Bouches de Bonifacio international marine park

Countries: France , Italy
Regions concerned: Corse, Sardaigne


The strait of Bonifacio is one of the most remarkable natural sites in the western Mediterranean. The marine fauna and flora bring to life an underwater landscape that has become rare in the Mediterranean. The reserve forms part of the Ligurian Sea Cetacean Sanctuary. It is also home to many marine birds, and a wide variety of terrestrial plants.

In order to preserve this natural heritage, underwater diving and pleasure-boating is regulated, as is fishing which, while widely practiced, is limited to cordoned off areas. Despite being a very serious threat, commercial shipping is not banned in this international strait. It is nevertheless subject to permanent monitoring.

The ecological and heritage value of the site is now internationally recognised, as the Tre Padule De Suartone Nature Reserve, the most recent reserve established in Corsica, is now on the List of Wetlands of International Importance, within the framework of the Ramsar Convention.

The Bouches de Bonifacio EGCT

On 7 December 2012, the Bouches de Bonifacio international marine park adopted the form of an EGTC, marking the establishment of the first structure of this type for the implementation of EU environmental policies at cross-border level, with implications for maritime transport and the international law of the sea. The new entity is introduced twenty years after the signing of the French-Italian protocol defining the procedures for implementing this major project.

On this occasion, the presidents of the Corsica environment office1 and the La Maddalena archipelago national park signed the European convention and the founding statutes of the EGTC. The body is responsible for promoting the protection, the management and the joint development of the natural and cultural resources of the Bouches de Bonifacio, in order to implement a joint sustainable development strategy for this cooperation area.

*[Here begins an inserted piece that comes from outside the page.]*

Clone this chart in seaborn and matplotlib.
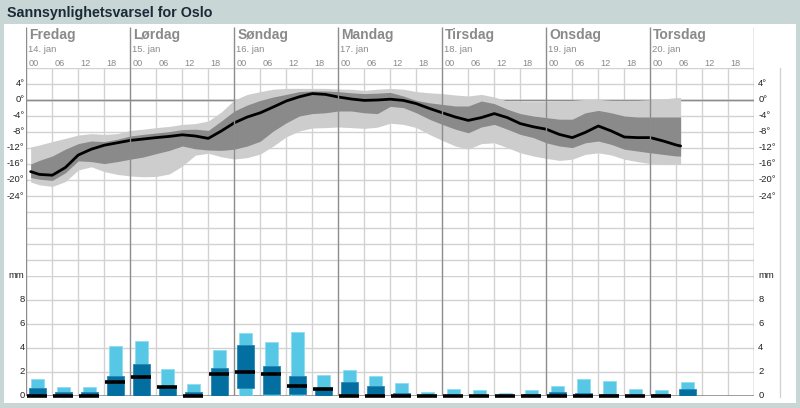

The approach is to consider the Bouches de Bonifacio from now on as a “morpho-functional unit” to facilitate the understanding of certain processes and define more appropriate management in order to face up to large-scale issues that are not bound by national borders.

The core task of the EGTC is to encourage the emergence of joint solutions for management issues that are difficult to resolve at the level of each protected marine area, such as those relating to tourist flows (excessive visitor numbers, impact of pleasure boat anchors, recreational sea fishing, etc.).

In addition, the reinforcement of international cooperation will provide tools with the capacity to deal with issues relating to scientific knowledge, for example with respect to fishery resources.

Lastly, the EGTC works for international recognition of the ecological specificity of the Bouches de Bonifacio, for example in the context of an application for listing of the Bouches de Bonifacio as a UNESCO world heritage site and of follow-up to the reinforcement of maritime security in this international strait.

  1. Manager of the Tre Padule de Suartone nature reserve, the Cerbicale islands nature reserve, the Bouches de Bonifacio nature reserve and the land owned by the Conservatoire du littoral (the French coastal conservancy) along its shores.